Rimanendo sempre nel nuovo continente, oltre al sud America, bisogna evidenziare che negli Stati Uniti quest’anno a Novembre, si svolgeranno i referendum per chiedere la legalizzazione della cannabis negli Stati del Colorado, Oregon e Washington. E’ dal 2010 che nel continente non si svolge un referendum di una tale importanza dopo quello fallito lo scorso anno, per poco, in California (La Preposition 19 che raccolse il 46,50% di voti favorevoli).

Quest’anno, a differenza di 2 anni fa, sembrerebbe più vicina la riuscita del successo anche considerando l’ammontare dei fondi raccolti a sostegno dell’iniziativa, sia nello Stato di Washington (on marijuana reform Initiative I-502), sia nello Stato del Colorado.

Nel Colorado se passerà l’emendamento 64 http://www.regulatemarijuana.org/ (amendment 64 “to regolate marijuana like alcohol”) la ‘marijuana’ verrà considerata al pari dell’alcool, ed attraverso un’apposita autorizzazione sarà possibile produrre e vendere la sostanza, il cui prezzo non dovrà essere né troppo basso per agevolarne il consumo né troppo alto da spingere i consumatori verso il mercato nero.

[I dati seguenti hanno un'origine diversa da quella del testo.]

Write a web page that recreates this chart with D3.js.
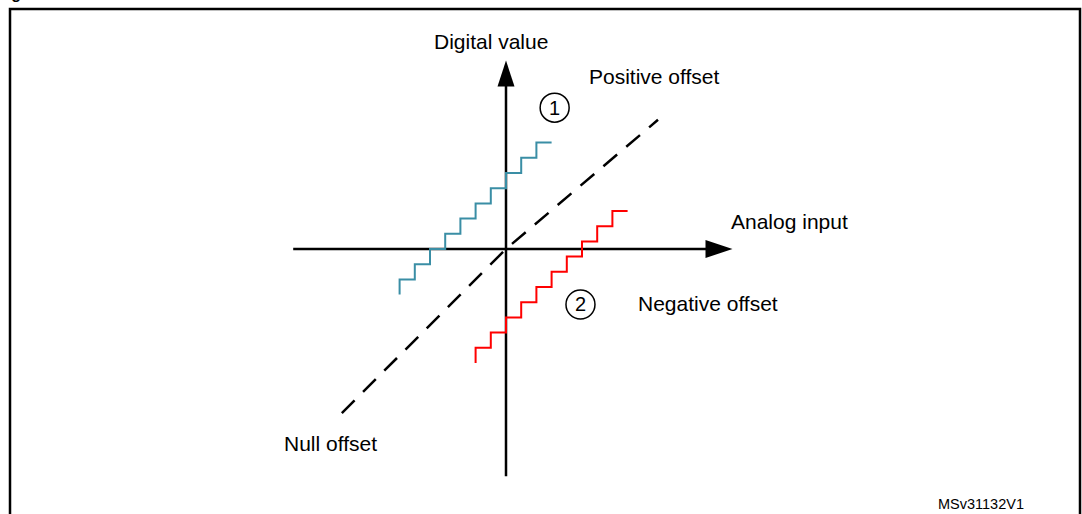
<!DOCTYPE html>
<html>
<head>
<meta charset="utf-8">
<script src="https://cdn.jsdelivr.net/npm/d3@7/dist/d3.min.js"></script>
<style>
  html, body { margin: 0; padding: 0; background: #fff; }
  svg { display: block; font-family: "Liberation Sans", Arial, sans-serif; }
</style>
</head>
<body>
<svg id="chart" width="1082" height="514"></svg>
<script>
// ---- data (in code-step units; origin = axis crossing) ----
const positiveX = [-7, -7, -6, -5, -4, -3, -2, -1, 0, 1, 2, 3];
const positiveY = [-3, -2, -1, 0, 1, 2, 3, 4, 5, 6, 7, 7];
const negativeX = [-2, -2, -1, 0, 1, 2, 3, 4, 5, 6, 7, 8];
const negativeY = [-7.5, -6.5, -5.5, -4.5, -3.5, -2.5, -1.5, -0.5, 0.5, 1.5, 2.5, 2.5];
const nullX = [-10.8, 0, 10.0];
const nullY = [-10.8, 0, 8.5];
const xAxisExtent = [-14.0, 14.9];
const yAxisExtent = [-14.95, 12.4];
const labels = ["Digital value", "Analog input", "Positive offset", "Negative offset", "Null offset"];
const markers = ["1", "2"];
const markerX = [3.2, 4.9];
const markerY = [9.3, -3.65];
const figureId = "MSv31132V1";

// ---- scales ----
const unit = 15.2;
const x = d3.scaleLinear().domain([-10, 10]).range([506 - 10 * unit, 506 + 10 * unit]);
const y = d3.scaleLinear().domain([-10, 10]).range([249 + 10 * unit, 249 - 10 * unit]);

const svg = d3.select("#chart");

// figure caption fragment (cut off at the top) and frame
svg.append("text").attr("x", -3).attr("y", -1)
  .attr("font-size", 16).attr("font-weight", "bold").attr("fill", "#000")
  .text("Figure");
svg.append("rect").attr("x", 10).attr("y", 9).attr("width", 1070).attr("height", 520)
  .attr("fill", "none").attr("stroke", "#000").attr("stroke-width", 2.5);

// axes
const x0 = x(0), y0 = y(0);
const ah = 27, aw = 9;
svg.append("line")
  .attr("x1", x(xAxisExtent[0])).attr("y1", y0)
  .attr("x2", x(xAxisExtent[1]) - ah + 2).attr("y2", y0)
  .attr("stroke", "#000").attr("stroke-width", 2.5);
svg.append("path")
  .attr("d", d3.line()([[x(xAxisExtent[1]), y0], [x(xAxisExtent[1]) - ah, y0 - aw], [x(xAxisExtent[1]) - ah, y0 + aw]]) + "Z")
  .attr("fill", "#000");
svg.append("line")
  .attr("x1", x0).attr("y1", y(yAxisExtent[0]))
  .attr("x2", x0).attr("y2", y(yAxisExtent[1]) + ah - 2)
  .attr("stroke", "#000").attr("stroke-width", 2.5);
svg.append("path")
  .attr("d", d3.line()([[x0, y(yAxisExtent[1])], [x0 - 8.5, y(yAxisExtent[1]) + 26], [x0 + 8.5, y(yAxisExtent[1]) + 26]]) + "Z")
  .attr("fill", "#000");

// null-offset dashed line
const lineGen = d3.line().x(d => x(d[0])).y(d => y(d[1]));
svg.append("path")
  .attr("d", lineGen(nullX.map((v, i) => [v, nullY[i]])))
  .attr("fill", "none").attr("stroke", "#000").attr("stroke-width", 2.5)
  .attr("stroke-dasharray", "18 12");

// staircases
const stepGen = d3.line().x(d => x(d[0])).y(d => y(d[1])).curve(d3.curveStepAfter);
svg.append("path")
  .attr("d", stepGen(positiveX.map((v, i) => [v, positiveY[i]])))
  .attr("fill", "none").attr("stroke", "#3a8ea5").attr("stroke-width", 2);
svg.append("path")
  .attr("d", stepGen(negativeX.map((v, i) => [v, negativeY[i]])))
  .attr("fill", "none").attr("stroke", "#ff0000").attr("stroke-width", 2);

// labels
const labelPos = [[434, 49], [731, 229], [589, 84], [638, 311], [284, 451]];
svg.selectAll("text.lbl").data(labels).enter().append("text")
  .attr("class", "lbl")
  .attr("x", (d, i) => labelPos[i][0]).attr("y", (d, i) => labelPos[i][1])
  .attr("font-size", 21).attr("fill", "#000")
  .text(d => d);

// circled markers
const mk = svg.selectAll("g.mk").data(markers).enter().append("g")
  .attr("class", "mk")
  .attr("transform", (d, i) => `translate(${x(markerX[i])},${y(markerY[i])})`);
mk.append("circle").attr("r", 14.5).attr("fill", "none").attr("stroke", "#000").attr("stroke-width", 1.5);
mk.append("text").attr("text-anchor", "middle").attr("y", 7).attr("font-size", 20).text(d => d);

// figure id
svg.append("text").attr("x", 938).attr("y", 509).attr("font-size", 14.5).attr("fill", "#000").text(figureId);
</script>
</body>
</html>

Considerando che il costo di produzione in un ambito legale sarebbe di pochissimi centesimi, ne consegue che detta tassazione per lo Stato del Colorado genererebbe enormi introiti finanziari. Impeccabile la decisione di devolvere i primi 40 milioni di dollari che lo Stato ricaverà dalla tassazione, per la costruzione di scuole pubbliche.

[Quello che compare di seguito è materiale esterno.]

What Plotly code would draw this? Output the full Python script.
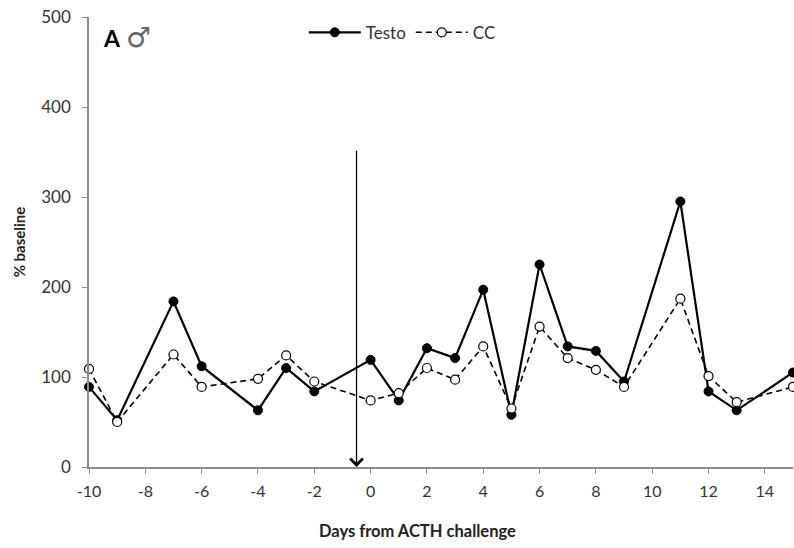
import plotly.graph_objects as go

days = [-10, -9, -7, -6, -4, -3, -2, 0, 1, 2, 3, 4, 5, 6, 7, 8, 9, 11, 12, 13, 15]
testo = [89, 52, 184, 112, 63, 110, 84, 119, 74, 132, 121, 197, 58, 225, 134, 129, 95, 295, 84, 63, 105]
cc = [109, 50, 125, 89, 98, 124, 95, 74, 82, 110, 97, 134, 65, 156, 121, 108, 89, 187, 101, 72, 89]

x_ticks = list(range(-10, 16, 2))
y_ticks = [0, 100, 200, 300, 400, 500]
challenge_day = -0.5
arrow_top = 353

FONT = "Lato, Carlito, 'Open Sans', sans-serif"
AXIS_GREY = "#8c8c8c"

fig = go.Figure()
fig.add_trace(go.Scatter(
    x=days, y=testo, name="Testo", mode="lines+markers",
    line=dict(color="black", width=2.2),
    marker=dict(symbol="circle", size=9, color="black", line=dict(color="black", width=1)),
    cliponaxis=False,
))
fig.add_trace(go.Scatter(
    x=days, y=cc, name="CC", mode="lines+markers",
    line=dict(color="black", width=1.6, dash="6px,4px"),
    marker=dict(symbol="circle", size=9, color="white", line=dict(color="black", width=1.2)),
    cliponaxis=False,
))

fig.add_annotation(
    x=challenge_day, y=0, ax=challenge_day, ay=arrow_top,
    xref="x", yref="y", axref="x", ayref="y",
    showarrow=True, arrowhead=4, arrowsize=1.9, arrowwidth=1.3, arrowcolor="black",
    text="", standoff=0,
)

fig.add_annotation(
    x=0.017, y=0.995, xref="paper", yref="paper", xanchor="left", yanchor="top",
    text="<b>A</b> <span style='color:#666;font-family:DejaVu Sans;font-size:28px;'>\u2642</span>",
    showarrow=False, font=dict(family=FONT, size=23, color="black"),
)

fig.add_annotation(
    x=0.466, y=-0.143, xref="paper", yref="paper", xanchor="center", yanchor="middle",
    showarrow=False,
    text="<b>Days from ACTH challenge</b>", font=dict(family=FONT, size=16.5, color="#222"),
)

fig.update_layout(
    width=794, height=548,
    margin=dict(l=89, r=1, t=17, b=81),
    paper_bgcolor="white", plot_bgcolor="white",
    font=dict(family=FONT, size=15, color="#333"),
    showlegend=True,
    legend=dict(orientation="h", x=0.445, y=1.005, xanchor="center", yanchor="top",
                font=dict(family=FONT, size=17, color="#333"), itemwidth=52,
                bgcolor="rgba(0,0,0,0)", tracegroupgap=0),
)

fig.update_xaxes(
    range=[-10, 15], tickvals=x_ticks, ticktext=[str(v) for v in x_ticks],
    showgrid=False, zeroline=False, showline=True, linecolor=AXIS_GREY, linewidth=1.5,
    ticks="outside", ticklen=5, tickcolor=AXIS_GREY, tickwidth=1.2,
    tickfont=dict(family=FONT, size=16, color="#333"), ticklabelstandoff=4,
)
fig.update_yaxes(
    range=[0, 500], tickvals=y_ticks,
    showgrid=False, zeroline=False, showline=True, linecolor=AXIS_GREY, linewidth=1.5,
    ticks="outside", ticklen=5, tickcolor=AXIS_GREY, tickwidth=1.2,
    tickfont=dict(family=FONT, size=17, color="#333"), ticklabelstandoff=8,
    title=dict(text="<b>% baseline</b>", font=dict(family=FONT, size=15, color="#222"), standoff=12),
)

fig.write_html("out.html")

E’ palese che, vista l’indifferenza della Casa Bianca, ogni Stato americano, avendone le prerogative, cerchi di tamponare i danni che il “divieto assoluto” imposto dal governo federale ha generato in questi ultimi decenni e provi anche a liberarsi dalle implicazioni che gli interessi lobbystici, che stanno dietro alla proibizione, creano nell’economia pulita del Paese.

Un Proibizionismo che, anche attraverso la complicità della CIA, del sistema finanziario globale che inietta liquidità nel sistema e delle sempre ‘floride’ mafie internazionali che fanno da ‘intermediari’, muove guerra a chiunque voglia intaccare questo gioco perverso che frutta miliardi di dollari ai soliti noti che finanziano le guerre anche per il controllo del traffico di stupefacenti, come sta accadendo in Afghanistan con la complicità della Russia e degli USA.

Ma il confine tra guerra alla droga e traffico di droga non è sempre netto, talvolta finiscono per ‘confondersi’ confondendo di conseguenza l’opinione pubblica, d’altronde siamo abituati agli unici concetti validi per i popoli-sudditi: i ‘divieti’ e gli ‘obblighi’, e quindi non siamo più in grado di capire cosa succede realmente.

Come si potrebbe altrimenti giustificare l’accordo tra le truppe alleate e le tribù afghane per garantire la produzione di oppio non volendo valutare il rischio (come sta avvenendo) di essere invasi dall’eroina? O peggio ancora, facendo un piccolo salto nel tempo, in virtù di quali principi fu scatenata “la guerra dell’oppio”, mossa dalla puritana Gran Bretagna contro la Cina, per obbligare l’Impero Celeste a commerciare oppio e rendere drogata la popolazione?

Come afferma anche Mark Kleiman (Professore dell’UCLA school of public affairs, Università della California), che si occupa da tempo di crimine e problematiche connesse all’uso di droga: “Il proibizionismo sta crollando, così com’è successo negli anni Trenta con l’alcool. La legalizzazione arriverà, e sarà il riconoscimento di uno status quo” oppure, come sostiene da oltre 30 anni il noto magazine settimanale britannico, The Economist, “the only way out of this mess”, cioè che la legalizzazione è l’unica via per uscire da questo casino.